Question: In this assignment, you were programming functions that would theoretically collect user data for targeted media. Given this context, to what extent do you believe programmers have a moral obligation to safeguard user rights? Conversely, should their primary allegiance lie with protecting their company’s interests?

Look more into your data folders — there are lots of interesting folders to look into! We recommend you look into the following folders: ads_information, ads_and_topics, comments, likes, login_and_account_creation, messages, personal_information, and recent_searches.

For Google Ads, you can go to your “Data and Privacy” center in your Google account settings and scroll down to “Third-party apps and services.”

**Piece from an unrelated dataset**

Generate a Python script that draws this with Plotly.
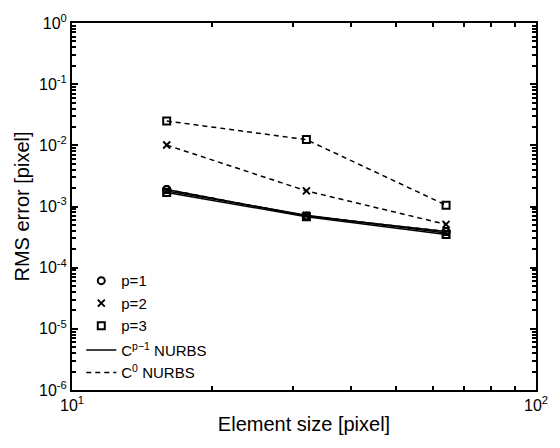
import plotly.graph_objects as go

element_size = [16, 32, 64]

# C^{p-1} NURBS (solid)
solid_p1 = [0.0019, 0.00070, 0.00039]
solid_p2 = [0.0018, 0.00072, 0.00037]
solid_p3 = [0.0017, 0.00068, 0.00035]

# C^0 NURBS (dashed)
dash_p1 = [0.0019, 0.00070, 0.00039]
dash_p2 = [0.0101, 0.0018, 0.00051]
dash_p3 = [0.025, 0.0124, 0.00105]

y_tickvals = [1e-6, 1e-5, 1e-4, 1e-3, 1e-2, 1e-1, 1]
y_ticktext = ["10<sup>-6</sup>", "10<sup>-5</sup>", "10<sup>-4</sup>", "10<sup>-3</sup>",
              "10<sup>-2</sup>", "10<sup>-1</sup>", "10<sup>0</sup>"]
x_tickvals = [10, 100]
x_ticktext = ["10<sup>1</sup>", "10<sup>2</sup>"]

x_minor = [m * 10 for m in range(2, 10)]
y_minor = [m * 10.0 ** e for e in range(-6, 0) for m in range(2, 10)]

symbols = ["circle-open", "x-thin-open", "square-open"]
labels = ["p=1", "p=2", "p=3"]
DASH = "5px,4px"

fig = go.Figure()

def add(y, sym, dash, width):
    fig.add_trace(go.Scatter(
        x=element_size, y=y, mode="lines+markers",
        line=dict(color="black", width=width, dash=dash),
        marker=dict(symbol=sym, size=7, color="black", line=dict(width=2, color="black")),
        showlegend=False))

add(dash_p1, symbols[0], DASH, 1.5)
add(dash_p2, symbols[1], DASH, 1.5)
add(dash_p3, symbols[2], DASH, 1.5)
add(solid_p1, symbols[0], "solid", 1.5)
add(solid_p2, symbols[1], "solid", 1.5)
add(solid_p3, symbols[2], "solid", 1.5)

# legend entries
for sym, lab in zip(symbols, labels):
    fig.add_trace(go.Scatter(x=[None], y=[None], mode="markers", name=lab, legend="legend",
                             marker=dict(symbol=sym, size=7, color="black",
                                         line=dict(width=2, color="black"))))
fig.add_trace(go.Scatter(x=[None], y=[None], mode="lines", name="C<sup>p\u22121</sup> NURBS",
                         legend="legend2",
                         line=dict(color="black", width=1.5, dash="solid")))
fig.add_trace(go.Scatter(x=[None], y=[None], mode="lines", name="C<sup>0</sup> NURBS",
                         legend="legend2",
                         line=dict(color="black", width=1.5, dash=DASH)))

# invisible trace on overlay axes used for minor ticks
fig.add_trace(go.Scatter(x=[None], y=[None], xaxis="x2", yaxis="y2", showlegend=False,
                         hoverinfo="skip"))

axis_common = dict(showline=True, linecolor="black", linewidth=2, mirror="ticks",
                   ticks="inside", ticklen=6, tickwidth=1.5, tickcolor="black",
                   showgrid=False, zeroline=False, tickfont=dict(size=16, color="black"))

fig.update_layout(
    xaxis=dict(type="log", range=[1, 2], tickmode="array", tickvals=x_tickvals,
               ticktext=x_ticktext,
               title=dict(text="Element size [pixel]", font=dict(size=20, color="black"),
                          standoff=4),
               **axis_common),
    yaxis=dict(type="log", range=[-6, 0], tickmode="array", tickvals=y_tickvals,
               ticktext=y_ticktext,
               title=dict(text="RMS error [pixel]", font=dict(size=20, color="black"),
                          standoff=4),
               **axis_common),
    xaxis2=dict(type="log", range=[1, 2], overlaying="x", anchor="y2", side="bottom",
                tickmode="array", tickvals=x_minor, ticks="inside", ticklen=4, tickwidth=1.5,
                tickcolor="black", showticklabels=False, showline=True, linecolor="black",
                linewidth=2, mirror="ticks", showgrid=False, zeroline=False),
    yaxis2=dict(type="log", range=[-6, 0], overlaying="y", anchor="x2", side="left",
                tickmode="array", tickvals=y_minor, ticks="inside", ticklen=4, tickwidth=1.5,
                tickcolor="black", showticklabels=False, showline=True, linecolor="black",
                linewidth=2, mirror="ticks", showgrid=False, zeroline=False),
    width=560, height=448,
    margin=dict(l=72, r=16, t=18, b=58),
    paper_bgcolor="white", plot_bgcolor="white",
    font=dict(family="Liberation Sans, Arial, sans-serif", color="black"),
    legend=dict(x=0.02, y=0.236, xanchor="left", yanchor="middle",
                bgcolor="rgba(0,0,0,0)", font=dict(size=15, color="black"),
                tracegroupgap=0, itemwidth=30),
    legend2=dict(x=0.02, y=0.078, xanchor="left", yanchor="middle",
                 bgcolor="rgba(0,0,0,0)", font=dict(size=15, color="black"),
                 tracegroupgap=0, itemwidth=30),
)

fig.write_html("out.html")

Question: Reflect upon your findings below! What were you and were you not surprised about when exploring this vast data collection? To what extent do you believe companies should have the right to track user data on social media platforms, and what are your thoughts on users’ rights to full and complete privacy on these sites?

Extra content:

Part 8: Testing

Task 10: Write tests for each of the functions you implemented in setwork.py. You can find the test file in setwork_test.py. We encourage you to test using the data from your_topics.json, but not required.

Part 9: README

In your README file, answer the questions marked throughout the assignment.

Submission

Please follow the design and clarity guide–part of your grade will be for code style and clarity. Additionally, you should be adhering to the course design recipe. After completing the homework, you will submit:

Please don’t put your name in your code files, as we grade anonymously. If you have any questions about the assignment, please post on Ed.

You can only use a maximum of 3 late days per assignment. If the assignment is late (and you do NOT have anymore late days) no credit will be given.